The hope now for Arsenal is that nights like last night can become the norm rather than an exception and, of course, that we can cut out the carelessness which has blighted our European campaign this season. I think pundits, opposition fans also, don’t quite take Arsenal seriously because of our famed propensity for discharging 45 gauge shotguns into our metatarsals (noughties reference).

It’s understandable, but we are a good team. A very good team, in fact. The way the commentators yesterday, particularly Owen Hargreaves – a former Bayern player, obviously – were talking about Bayern reminded me of Bill Hicks talking about Iraq’s “Elite Republican Guard” (nineties reference). Or, at least, Bill Hicks talking about the American media’s coverage of the republican guard.


Here was this Bayern team, never lost a battle, with Neuer the impassable last line of defence and Lewandowski getting ready to punch holes in our own rearguard. We should have been cowering in fear at their might.

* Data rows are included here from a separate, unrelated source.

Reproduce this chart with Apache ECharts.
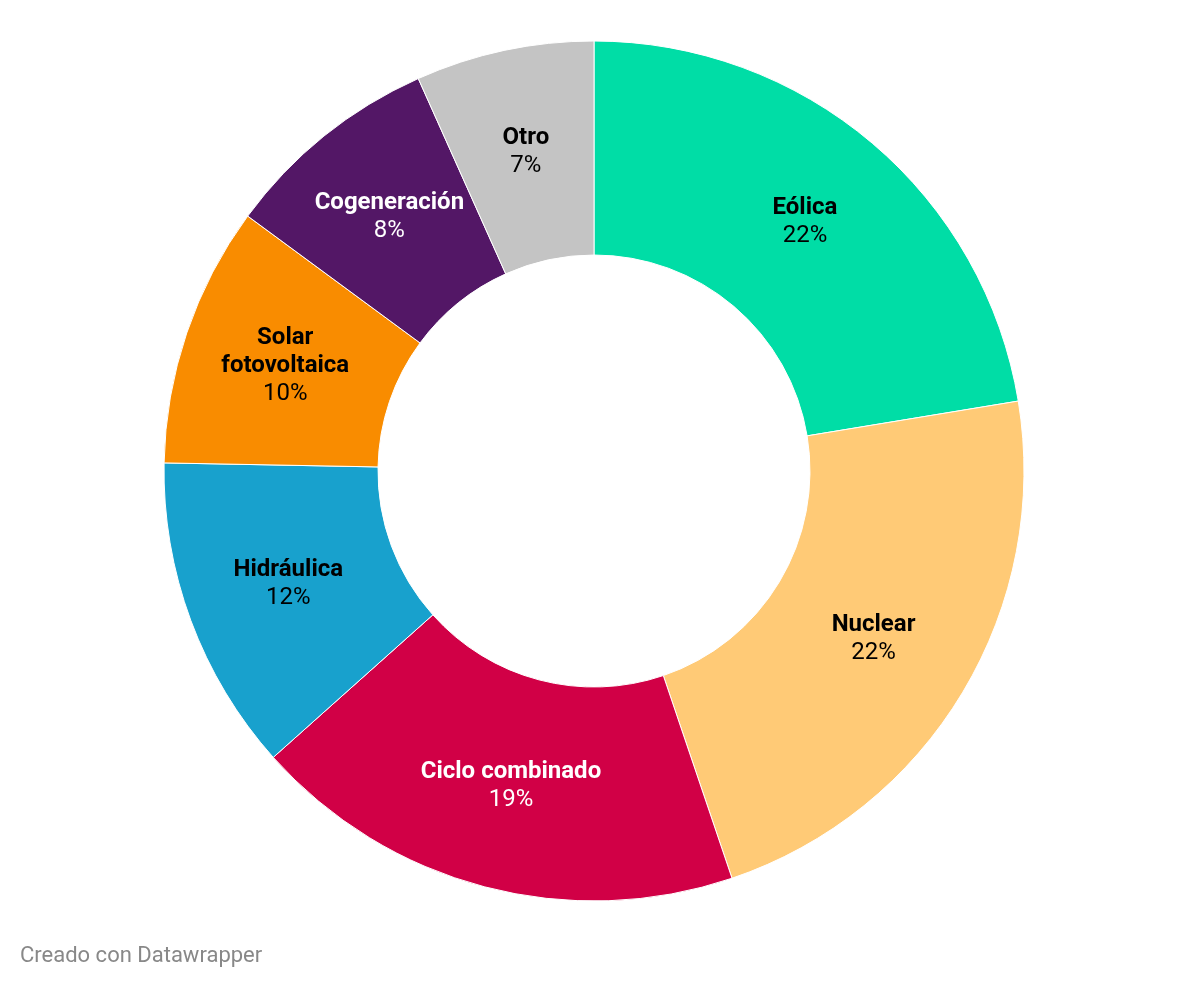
<!DOCTYPE html>
<html>
<head>
<meta charset="utf-8">
<script src="https://cdn.jsdelivr.net/npm/echarts@6/dist/echarts.min.js"></script>
<style>
html,body{margin:0;padding:0;background:#fff;}
#chart{width:1188px;height:988px;}
</style>
</head>
<body>
<div id="chart"></div>
<script>
const categories = ['Eólica','Nuclear','Ciclo combinado','Hidráulica','Solar\nfotovoltaica','Cogeneración','Otro'];
const values = [22.4, 22.4, 18.6, 11.9, 9.8, 8.2, 6.7];
const colors = ['#00DDA6','#FFCA76','#D10046','#18A1CD','#F98C00','#531766','#C4C4C4'];
const labelColors = ['#000','#000','#fff','#000','#000','#fff','#000'];

const chart = echarts.init(document.getElementById('chart'));
chart.setOption({
  animation:false,
  graphic:[{type:'text',left:20,top:945,style:{text:'Creado con Datawrapper',fill:'#888',font:'22px Roboto'}}],
  series:[{
    type:'pie',
    center:[594,471],
    radius:[216,430],
    startAngle:90,
    clockwise:true,
    itemStyle:{borderColor:'#fff',borderWidth:1},
    label:{
      position:'inside',
      fontFamily:'Roboto',
      lineHeight:28,
      formatter:p=>'{b|'+p.name.split('\n').join('}\n{b|')+'}\n{v|'+Math.round(p.value)+'%}',
    },
    labelLine:{show:false},
    emphasis:{disabled:true},
    data:categories.map((c,i)=>({
      name:c,value:values[i],
      itemStyle:{color:colors[i]},
      label:{rich:{
        b:{fontWeight:'bold',fontSize:24,fontFamily:'Roboto',color:labelColors[i],lineHeight:28},
        v:{fontSize:24,fontFamily:'Roboto',color:labelColors[i],lineHeight:28}
      }}
    }))
  }]
});
</script>
</body>
</html>
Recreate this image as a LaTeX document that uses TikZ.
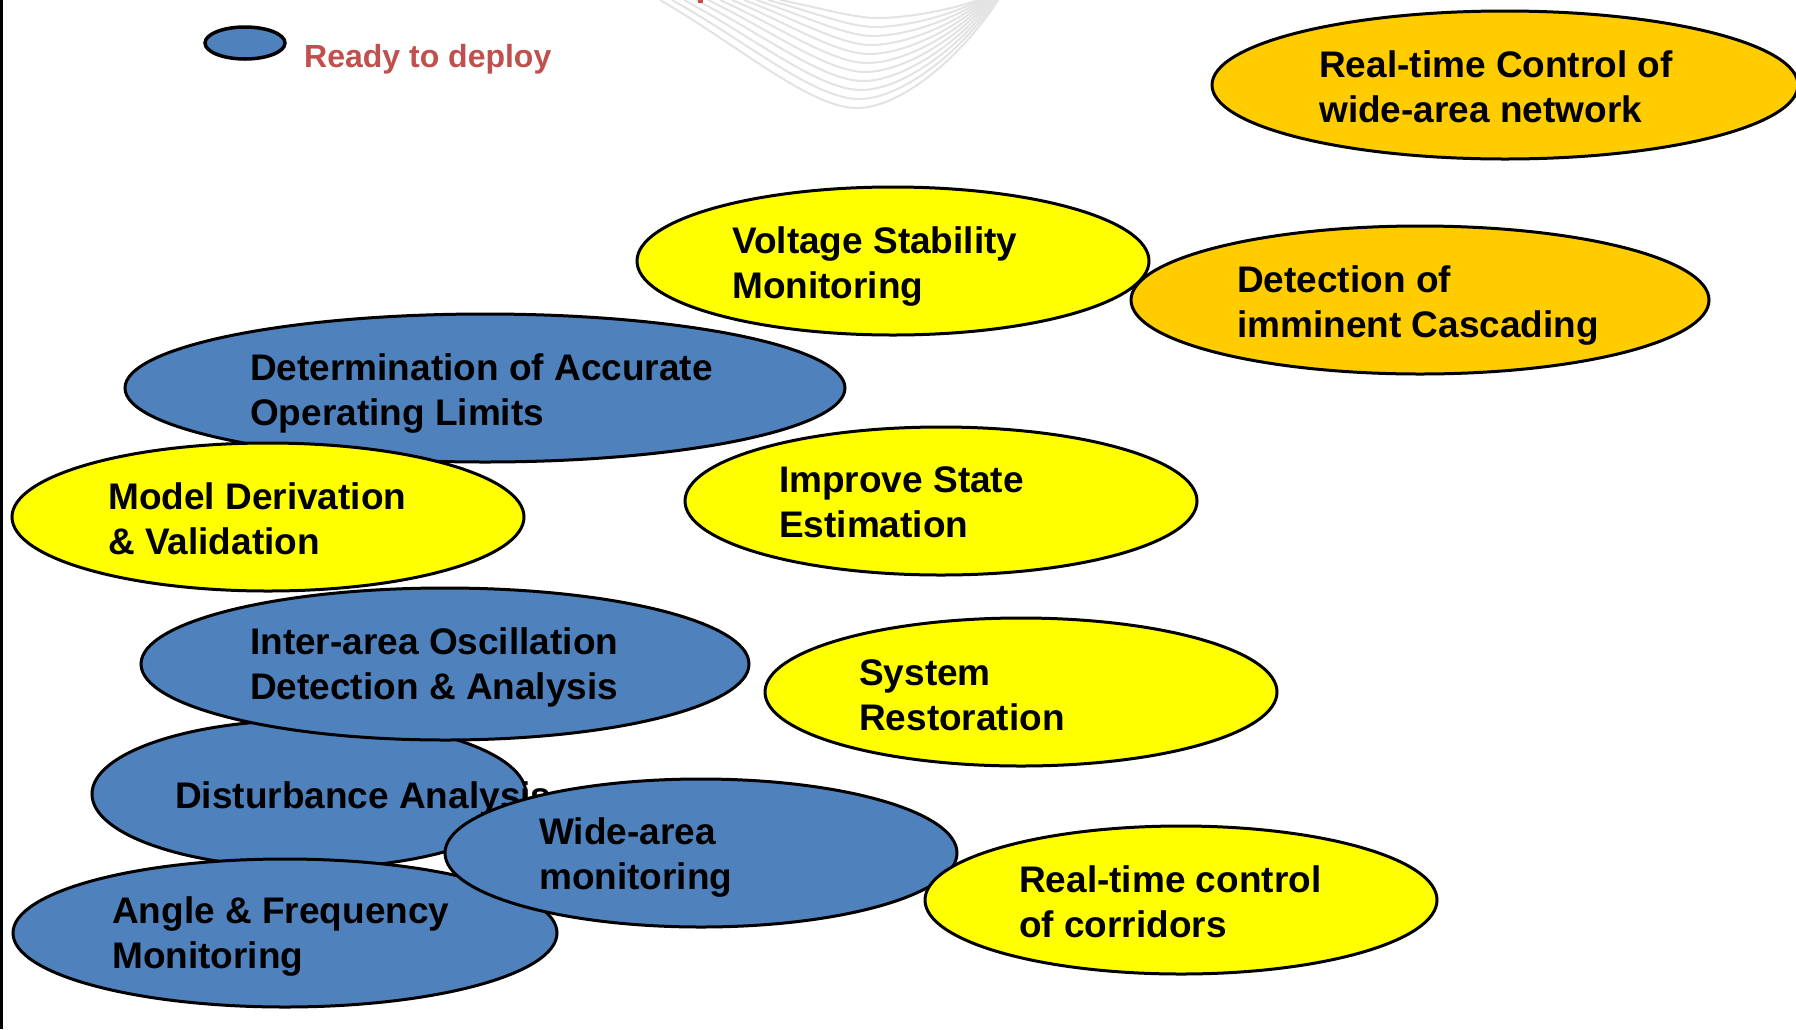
\documentclass[tikz,border=0pt]{standalone}
\usepackage{fontspec}
\setmainfont{Liberation Sans}
\usetikzlibrary{shapes.geometric}
\definecolor{bluefill}{HTML}{4F81BD}
\definecolor{yelfill}{HTML}{FFFF00}
\definecolor{orgfill}{HTML}{FFCC00}
\definecolor{legred}{HTML}{C0504D}
\definecolor{curvegrey}{HTML}{E3E3E3}
\tikzset{
  blob/.style={ellipse, draw=black, line width=3pt, inner sep=0pt},
  blueblob/.style={blob, fill=bluefill},
  yelblob/.style={blob, fill=yelfill},
  orgblob/.style={blob, fill=orgfill},
  lbl/.style={anchor=west, align=left, inner sep=0pt, text=black,
    font=\fontsize{37}{45}\selectfont\bfseries},
  deco/.style={draw=curvegrey, line width=2pt},
}
\begin{document}
\begin{tikzpicture}[x=1pt,y=-1pt]
\useasboundingbox (0,0) rectangle (1796,1029);
\fill[white] (0,0) rectangle (1796,1029);
% left black bar
\fill[black] (0,0) rectangle (3,1029);
% decorative curves at the top
\foreach \k in {0,...,10}{
  \pgfmathsetmacro{\xa}{660+12*\k}
  \pgfmathsetmacro{\yb}{108-9*\k}
  \pgfmathsetmacro{\xb}{857+2*\k}
  \pgfmathsetmacro{\xe}{998-2*\k}
  \pgfmathsetmacro{\ca}{\xa+0.4*(\xb-\xa)}
  \pgfmathsetmacro{\cay}{0.42*\yb}
  \pgfmathsetmacro{\cb}{\xb-0.24*(\xb-\xa)}
  \pgfmathsetmacro{\cc}{\xb+0.3*(\xe-\xb)}
  \pgfmathsetmacro{\cd}{\xe-0.27*(\xe-\xb)}
  \pgfmathsetmacro{\cdy}{0.55*\yb}
  \draw[deco] (\xa,0) .. controls (\ca,\cay) and (\cb,\yb) .. (\xb,\yb)
              .. controls (\cc,\yb) and (\cd,\cdy) .. (\xe,0);
}
\fill[legred] (698,0) rectangle (703,2.5);
% legend
\node[blueblob, line width=3.5pt, minimum width=80pt, minimum height=32pt] (leg) at (245,43) {};
\node[anchor=base west, inner sep=0pt, text=legred, font=\fontsize{32}{36}\selectfont\bfseries] (legt) at (304,67) {Ready to deploy};
% ellipses, back to front
\node[blueblob, minimum width=720pt, minimum height=148pt] (det) at (485,388) {};
\node[lbl] (dett) at (250,394) {Determination of Accurate\\Operating Limits};
\node[yelblob, minimum width=512pt, minimum height=148pt] (mod) at (268,517) {};
\node[lbl] (modt) at (108,519) {Model Derivation\\\& Validation};
\node[yelblob, minimum width=512pt, minimum height=148pt] (vol) at (893,261) {};
\node[lbl] (volt) at (732,267) {Voltage Stability\\Monitoring};
\node[orgblob, minimum width=578pt, minimum height=148pt] (cas) at (1420,300) {};
\node[lbl] (cast) at (1237,306) {Detection of\\imminent Cascading};
\node[orgblob, minimum width=586pt, minimum height=148pt] (rtw) at (1505,85) {};
\node[lbl] (rtwt) at (1319,87) {Real-time Control of\\wide-area network};
\node[yelblob, minimum width=512pt, minimum height=148pt] (imp) at (941,501) {};
\node[lbl] (impt) at (779,502) {Improve State\\Estimation};
\node[blueblob, minimum width=434pt, minimum height=148pt] (dis) at (309,794) {};
\node[lbl, anchor=base west] (dist) at (175,808) {Disturbance Analysis};
\node[blueblob, minimum width=544pt, minimum height=148pt] (ang) at (285,933) {};
\node[lbl] (angt) at (112,936) {Angle \& Frequency\\Monitoring};
\node[blueblob, minimum width=608pt, minimum height=152pt] (int) at (445,664) {};
\node[lbl] (intt) at (250,667) {Inter-area Oscillation\\Detection \& Analysis};
\node[blueblob, minimum width=512pt, minimum height=148pt] (wam) at (701,853) {};
\node[lbl] (wamt) at (539,857) {Wide-area\\monitoring};
\node[yelblob, minimum width=512pt, minimum height=148pt] (sys) at (1021,692) {};
\node[lbl] (syst) at (859,695) {System\\Restoration};
\node[yelblob, minimum width=512pt, minimum height=148pt] (cor) at (1181,900) {};
\node[lbl] (cort) at (1019,902) {Real-time control\\of corridors};
\end{tikzpicture}
\end{document}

Actually, it turns out, Bayern are just a football team. Just like Arsenal are. Don’t get me wrong, they’re clearly a very good one, but not quite the Bavarian bogeymen they were made out to be.

Who’d have thought it?

Clearly, the possibility still remains that we will be subjected to a Bavarian battering in a few weeks time. I wouldn’t put it past Bayern, but it wouldn’t change the fact that they are only a football team. I think though, with this win behind us and fresh life breathed into the Champions League campaign, we can go there knowing that a repeat performance from last night will give us an excellent chance to progress.

After all, if we can beat Bayern Munich, who can’t we beat?